Of course, the words we use with children who are close to us are most important. Parents and teachers know that. But the words we choose with children we meet, even fleetingly, can have an impact.

One of our founders volunteers as a reading tutor. The child she was working with was behind his class and was in jeopardy of being the only child to not make the cut to go to a reading celebration. She was working closely to help get him enthusiastic about reading, and she was struggling to find a book that would spark his interest. After several attempts, she brought in a Tiki and Ronde Barber book, and it was magic. The boy lit up—this was a book he was excited about. Unfortunately, there was not enough time left in the session for them to read it together. She suggested that he keep the book until the next time and read it on his own. “I don’t think I can read it. It’s too hard,” he said. “You’re smart,” she replied. “I think you can do it.” That moment was a turning point for the child. Her faith in his ability, her statement that he was smart, gave him a confidence he had not had before. The next session, he asked to read a book to her. A few short weeks later, he earned enough reading points to go to the reading celebration.

Another child we met at a book distribution stands out in my mind. She told us that she couldn’t read chapter books yet. We found a few early readers, and then I suggested that she would probably be reading chapter books by the end of the summer, so maybe we should look at some. We read the backs of some books, and then she said, “Well, I think maybe I could read a chapter book. I’ve just never had one.” She left with a mix of chapter books and early readers and a couple of board books for siblings, and I saw her later in the hall, reading to herself quietly and thumbing through her new chapter books. She believed she would be able to read at a new level, and that opened a door.

Many teachers and parents give these boosts along the way regularly. But we should remember that we all hold the power to envision successes for children that they may be hesitant to see for themselves. Our encouragement, even of children we barely know, can make a difference in what they see as possible. And this is not isolated to children who are struggling or at-risk.

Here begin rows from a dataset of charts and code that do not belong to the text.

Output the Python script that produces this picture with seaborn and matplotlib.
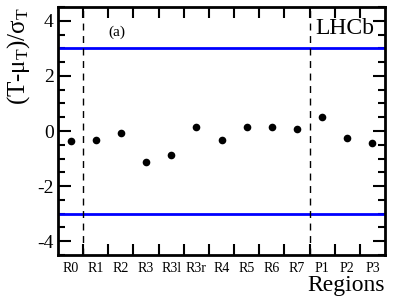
import numpy as np
import pandas as pd
import matplotlib
matplotlib.use("Agg")
import matplotlib.pyplot as plt
import seaborn as sns
from matplotlib.ticker import MultipleLocator, FixedLocator

regions = ["R0", "R1", "R2", "R3", "R3l", "R3r", "R4", "R5", "R6", "R7", "P1", "P2", "P3"]
values = [-0.38, -0.31, -0.07, -1.12, -0.88, 0.15, -0.34, 0.16, 0.16, 0.08, 0.51, -0.24, -0.43]
limits = [3.0, -3.0]
separators = [0.5, 9.5]

sns.set_theme(style="ticks")
plt.rcParams["font.family"] = ["Liberation Serif", "DejaVu Serif"]
plt.rcParams["mathtext.fontset"] = "custom"
plt.rcParams["mathtext.rm"] = "Liberation Serif"
plt.rcParams["mathtext.it"] = "Liberation Serif"
plt.rcParams["mathtext.cal"] = "Liberation Serif"
plt.rcParams["axes.unicode_minus"] = False
plt.rcParams["axes.edgecolor"] = "black"
plt.rcParams["xtick.color"] = "black"
plt.rcParams["ytick.color"] = "black"
plt.rcParams["text.color"] = "black"
plt.rcParams["axes.labelcolor"] = "black"

df = pd.DataFrame({"region": regions, "value": values})

fig = plt.figure(figsize=(3.93, 3.04), dpi=100)
ax = fig.add_axes([58 / 393, 1 - 255 / 304, 327 / 393, 248 / 304])

sns.stripplot(data=df, x="region", y="value", jitter=False, color="black",
              size=5.5, ax=ax, zorder=3, linewidth=0)

for y in limits:
    ax.axhline(y, color="#0000ff", lw=2)
for x in separators:
    ax.axvline(x, color="black", lw=1, ls=(0, (5, 4)))

ax.set_xlim(-0.5, len(regions) - 0.5)
ax.set_ylim(-4.5, 4.5)

ax.xaxis.set_major_locator(FixedLocator(np.arange(0.5, len(regions) - 0.5, 1.0)))
ax.xaxis.set_minor_locator(FixedLocator(np.arange(len(regions))))
ax.set_xticklabels([])
ax.set_xticklabels(regions, minor=True, fontsize=10)
ax.tick_params(axis="x", which="minor", length=0, pad=5)
ax.tick_params(axis="x", which="major", length=8, width=1.5, direction="in", top=True, bottom=True)

ax.yaxis.set_major_locator(MultipleLocator(2))
ax.yaxis.set_minor_locator(MultipleLocator(0.5))
ax.tick_params(axis="y", which="major", length=9, width=1.5, direction="in", left=True, right=True, labelsize=14, pad=3)
ax.tick_params(axis="y", which="minor", length=5, width=1.5, direction="in", left=True, right=True)

for s in ax.spines.values():
    s.set_linewidth(2)
    s.set_visible(True)

ax.set_xlabel("Regions", fontsize=17, loc="right", labelpad=0)
ax.set_ylabel(r"(T-$\mu_{\rm T}$)/$\sigma_{\rm T}$", fontsize=18, loc="top", labelpad=4)

ax.text(0.153, 0.9, "(a)", transform=ax.transAxes, fontsize=11, ha="left", va="center")
ax.text(0.966, 0.915, "LHCb", transform=ax.transAxes, fontsize=17, ha="right", va="center")

fig.savefig("out.png", dpi=100)
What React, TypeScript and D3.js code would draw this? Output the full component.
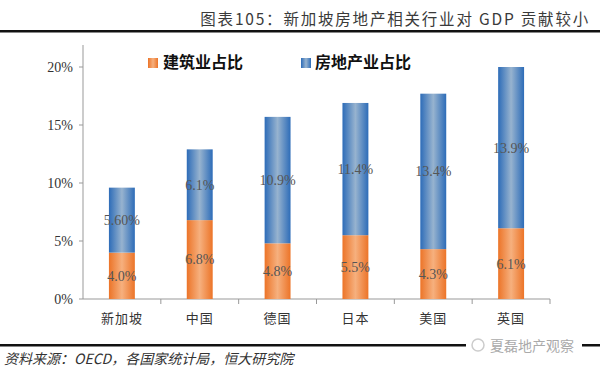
import * as d3 from 'd3';

const width = 600;
const height = 374;

// data
const countries = ['新加坡', '中国', '德国', '日本', '美国', '英国'];
const construction = [4.0, 6.8, 4.8, 5.5, 4.3, 6.1];
const realEstate = [5.6, 6.1, 10.9, 11.4, 13.4, 13.9];
const realEstateLabels = ['5.60%', '6.1%', '10.9%', '11.4%', '13.4%', '13.9%'];
const constructionLabels = ['4.0%', '6.8%', '4.8%', '5.5%', '4.3%', '6.1%'];
const yTicks = [0, 5, 10, 15, 20];

const serif = '"Liberation Serif", "Times New Roman", serif';
const cjk = '"Noto Sans CJK SC", sans-serif';

const margin = { left: 83, right: 50, top: 45, bottom: 75 };

export default function App() {
  const x = d3
    .scaleBand()
    .domain(countries)
    .range([margin.left, width - margin.right])
    .paddingInner(0.667)
    .paddingOuter(0.333);
  const band = d3
    .scaleBand()
    .domain(countries)
    .range([margin.left, width - margin.right]);
  const y = d3.scaleLinear().domain([0, 20]).range([299, 67]);

  const bw = x.bandwidth();

  return (
    <svg
      width={width}
      height={height}
      style={{ position: 'absolute', left: 0, top: 0, background: '#fff' }}
    >
      <defs>
        <linearGradient id="blueGrad" x1="0" x2="1" y1="0" y2="0">
          <stop offset="0%" stopColor="#2d6cb8" />
          <stop offset="50%" stopColor="#97b3cf" />
          <stop offset="100%" stopColor="#2d6cb8" />
        </linearGradient>
        <linearGradient id="orangeGrad" x1="0" x2="1" y1="0" y2="0">
          <stop offset="0%" stopColor="#ec7428" />
          <stop offset="50%" stopColor="#f6b07e" />
          <stop offset="100%" stopColor="#ec7428" />
        </linearGradient>
      </defs>

      {/* header */}
      <text
        x={590}
        y={25}
        textAnchor="end"
        fontFamily={cjk}
        fontSize={15.5}
        letterSpacing={1.8}
        fill="#3a3a3a"
      >
        图表105：新加坡房地产相关行业对 GDP 贡献较小
      </text>
      <rect x={0} y={30} width={600} height={2.5} fill="#111" />

      {/* y axis */}
      <line x1={margin.left} x2={margin.left} y1={45} y2={299} stroke="#999" strokeWidth={1} />
      {yTicks.map((t) => (
        <g key={t}>
          <line x1={margin.left - 4} x2={margin.left} y1={y(t)} y2={y(t)} stroke="#999" />
          <text
            x={margin.left - 10}
            y={y(t)}
            dy="0.35em"
            textAnchor="end"
            fontFamily={serif}
            fontSize={14}
            fill="#333"
          >
            {t}%
          </text>
        </g>
      ))}

      {/* x axis */}
      <line x1={margin.left} x2={width - margin.right} y1={299} y2={299} stroke="#999" />
      {countries.map((c) => (
        <line
          key={c}
          x1={(band(c) ?? 0) + band.bandwidth()}
          x2={(band(c) ?? 0) + band.bandwidth()}
          y1={299}
          y2={304}
          stroke="#999"
        />
      ))}
      {countries.map((c) => (
        <text
          key={c}
          x={(band(c) ?? 0) + band.bandwidth() / 2}
          y={323}
          textAnchor="middle"
          fontFamily={cjk}
          fontSize={13}
          fill="#333"
          letterSpacing={1}
        >
          {c}
        </text>
      ))}

      {/* bars */}
      {countries.map((c, i) => {
        const x0 = x(c) ?? 0;
        const c0 = construction[i];
        const r0 = realEstate[i];
        return (
          <g key={c}>
            <rect x={x0} y={y(c0)} width={bw} height={y(0) - y(c0)} fill="url(#orangeGrad)" />
            <rect
              x={x0}
              y={y(c0 + r0)}
              width={bw}
              height={y(c0) - y(c0 + r0)}
              fill="url(#blueGrad)"
            />
            <text
              x={x0 + bw / 2}
              y={y(c0 / 2)}
              dy="0.35em"
              textAnchor="middle"
              fontFamily={serif}
              fontSize={14}
              fill="#555"
            >
              {constructionLabels[i]}
            </text>
            <text
              x={x0 + bw / 2}
              y={y(c0 + r0 / 2)}
              dy="0.35em"
              textAnchor="middle"
              fontFamily={serif}
              fontSize={14}
              fill="#555"
            >
              {realEstateLabels[i]}
            </text>
          </g>
        );
      })}

      {/* legend */}
      <rect x={148} y={58} width={10} height={10} fill="url(#orangeGrad)" />
      <text x={163} y={68} fontFamily={cjk} fontWeight="bold" fontSize={16} fill="#111">
        建筑业占比
      </text>
      <rect x={301} y={58} width={10} height={10} fill="url(#blueGrad)" />
      <text x={315} y={68} fontFamily={cjk} fontWeight="bold" fontSize={16} fill="#111">
        房地产业占比
      </text>

      {/* footer */}
      <rect x={0} y={344} width={600} height={2.5} fill="#111" />
      <rect x={466} y={337} width={116} height={17} fill="#fff" />
      <circle cx={478} cy={345} r={6} fill="none" stroke="#ccc" strokeWidth={1.5} />
      <text x={490} y={351} fontFamily={cjk} fontSize={14} fill="#aaa">
        夏磊地产观察
      </text>
      <text
        x={4}
        y={364}
        fontFamily={cjk}
        fontStyle="italic"
        fontSize={14}
        fill="#333"
      >
        资料来源：OECD，各国家统计局，恒大研究院
      </text>
    </svg>
  );
}
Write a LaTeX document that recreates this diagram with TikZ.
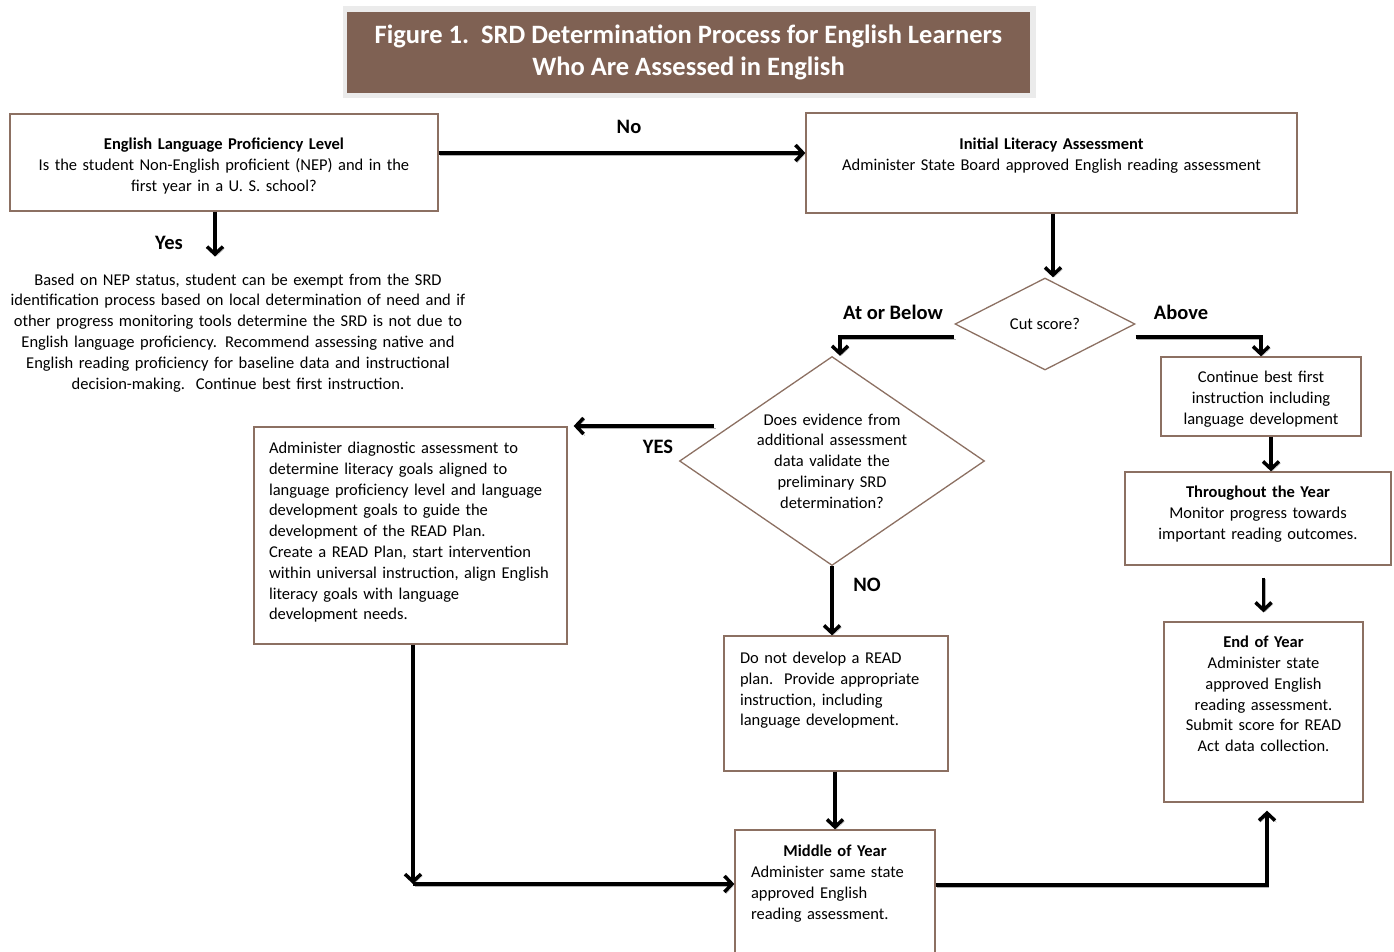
\documentclass[tikz,border=0pt]{standalone}
\usepackage{fontspec}
\setmainfont{Carlito}
\usetikzlibrary{arrows.meta,shapes.geometric,positioning}
\definecolor{brun}{RGB}{127,97,83}
\definecolor{bord}{RGB}{140,112,98}

\begin{document}
\begin{tikzpicture}[x=1pt,y=-1pt]
\tikzset{boite/.style={draw=bord, line width=1.3pt, rectangle, inner sep=0pt},
texte/.style={inner sep=0pt, font=\fontsize{16.5}{20.8}\selectfont},
losange/.style={draw=bord, line width=1.3pt, diamond, inner sep=0pt, align=center, font=\fontsize{16.5}{20.8}\selectfont},
etiq/.style={inner sep=0pt, font=\bfseries\fontsize{20.5}{24}\selectfont},
fleche/.style={line width=3.5pt, -{Straight Barb[length=7.5pt,width=16pt]}, preaction={draw=black!30, transform canvas={shift={(1.5pt,-1.8pt)}}}}}
\useasboundingbox (0,0) rectangle (1394,951);
\clip (0,0) rectangle (1394,951);
\fill[black!8] (343,6) rectangle (1036,98);
\node[fill=brun, text=white, minimum width=683pt, minimum height=81pt, align=center, font=\bfseries\fontsize{26.5}{32}\selectfont] (titre) at (688.5,52.5) {Figure 1.\ \ SRD Determination Process for English Learners\\Who Are Assessed in English};
\node[boite, minimum width=428pt, minimum height=97pt] (elp) at (224,162.5) {};
\node[texte, text width=420pt, align=center, below=24.5pt of elp.north] (elpt) {\textbf{English Language Proficiency Level}\\Is the student Non-English proficient (NEP) and in the\\first year in a U. S. school?};
\node[boite, minimum width=491pt, minimum height=100pt] (ila) at (1051.5,163) {};
\node[texte, text width=480pt, align=center, below=25.5pt of ila.north] (ilat) {\textbf{Initial Literacy Assessment}\\Administer State Board approved English reading assessment};
\node[texte, text width=460pt, align=center, anchor=north] (nep) at (238,273.5) {Based on NEP status, student can be exempt from the SRD\\identification process based on local determination of need and if\\other progress monitoring tools determine the SRD is not due to\\English language proficiency. Recommend assessing native and\\English reading proficiency for baseline data and instructional\\decision-making.\ \ Continue best first instruction.};
\node[losange, minimum width=180pt, minimum height=92pt] (cut) at (1045,324) {Cut score?};
\node[losange, minimum width=305pt, minimum height=209pt, aspect=1.46, text width=155pt] (evid) at (832,461) {Does evidence from\\additional assessment\\data validate the\\preliminary SRD\\determination?};
\node[boite, minimum width=200pt, minimum height=79pt] (cont) at (1261,396.5) {};
\node[texte, text width=190pt, align=center, below=14.5pt of cont.north] (contt) {Continue best first\\instruction including\\language development};
\node[boite, minimum width=266pt, minimum height=93pt] (thru) at (1258,518.5) {};
\node[texte, text width=256pt, align=center, below=14.5pt of thru.north] (thrut) {\textbf{Throughout the Year}\\Monitor progress towards\\important reading outcomes.};
\node[boite, minimum width=199pt, minimum height=180pt] (endy) at (1263.5,712) {};
\node[texte, text width=190pt, align=center, below=14.5pt of endy.north] (endyt) {\textbf{End of Year}\\Administer state\\approved English\\reading assessment.\\Submit score for READ\\Act data collection.};
\node[boite, minimum width=313pt, minimum height=217pt] (diag) at (410.5,535.5) {};
\node[texte, text width=283pt, align=left, below=15.5pt of diag.north] (diagt) {Administer diagnostic assessment to\\determine literacy goals aligned to\\language proficiency level and language\\development goals to guide the\\development of the READ Plan.\\Create a READ Plan, start intervention\\within universal instruction, align English\\literacy goals with language\\development needs.};
\node[boite, minimum width=224pt, minimum height=135pt] (donot) at (836,703.5) {};
\node[texte, text width=192pt, align=left, below=16.5pt of donot.north] (donott) {Do not develop a READ\\plan.\ \ Provide appropriate\\instruction, including\\language development.};
\node[boite, minimum width=200pt, minimum height=135pt] (mid) at (835,897.5) {};
\node[texte, text width=168pt, align=left, below=15.5pt of mid.north] (midt) {\makebox[168pt]{\textbf{Middle of Year}}\\Administer same state\\approved English\\reading assessment.};
\node[etiq] (lno) at (629,127) {No};
\node[etiq] (lyes) at (169,243) {Yes};
\node[etiq] (lbelow) at (893,312) {At or Below};
\node[etiq] (labove) at (1181,312) {Above};
\node[etiq] (lyes2) at (658,447) {YES};
\node[etiq] (lno2) at (867,585) {NO};
\coordinate (yesdep) at (714,426);
\coordinate (coin) at (413,884);
\draw[fleche] ([yshift=9.5pt]elp.east) -- ([yshift=9.5pt]elp.east -| ila.west);
\draw[fleche, shorten >=17pt] ([xshift=-9pt]elp.south) -- ([xshift=-9pt]elp.south |- nep.north);
\draw[fleche] ([xshift=1.5pt]ila.south) -- ([xshift=1.5pt]ila.south |- cut.north);
\draw[fleche] ([yshift=-13pt]cut.west) -| ([xshift=8pt]evid.north);
\draw[fleche] ([yshift=-13pt]cut.east) -| (cont.north);
\draw[fleche] ([xshift=10pt]cont.south) -- ([xshift=10pt]cont.south |- thru.north);
\draw[fleche, shorten <=12pt, shorten >=9pt] (thru.south -| endy.north) -- (endy.north);
\draw[fleche] (yesdep) -- ([xshift=6pt]yesdep -| diag.east);
\draw[fleche] (evid.south) -- (evid.south |- donot.north);
\draw[fleche] (donot.south -| mid.north) -- (mid.north);
\draw[fleche] (diag.south -| coin) -- (coin);
\draw[fleche] (coin) -- (coin -| mid.west);
\draw[fleche, shorten >=8pt] ([yshift=12.5pt]mid.east) -| ([xshift=3.5pt]endy.south);
\end{tikzpicture}
\end{document}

Someone came up to my daughter recently in a non-academic setting and commented on the large size of the book she was reading. This is not in and of itself unusual—she is an avid reader, and that plus the fact that she looks younger than she is often draws comment. The man said “You’re a really good reader.” My daughter shyly looked back at her book. This, too, is not unusual. But what happened next was different. He went on. “Are you proud of yourself for being such a good reader? Because you really should be. It’s a great thing.” She looked up and beamed.

It was the “are you proud of yourself—you should be” that was new, and it made an impact. Of course we have said similar things at home, but to have a stranger stake out her accomplishment as something to celebrate, the fact that he was celebrating with her, was different.

One of our goals in giving books to kids in need is to open worlds of opportunity. Both in and out of the context of books, our words and praise can make a difference. The things we choose to focus on and celebrate also can make a difference. By noticing and seeing the value or potential in a child, we open the way for them to find it in themselves.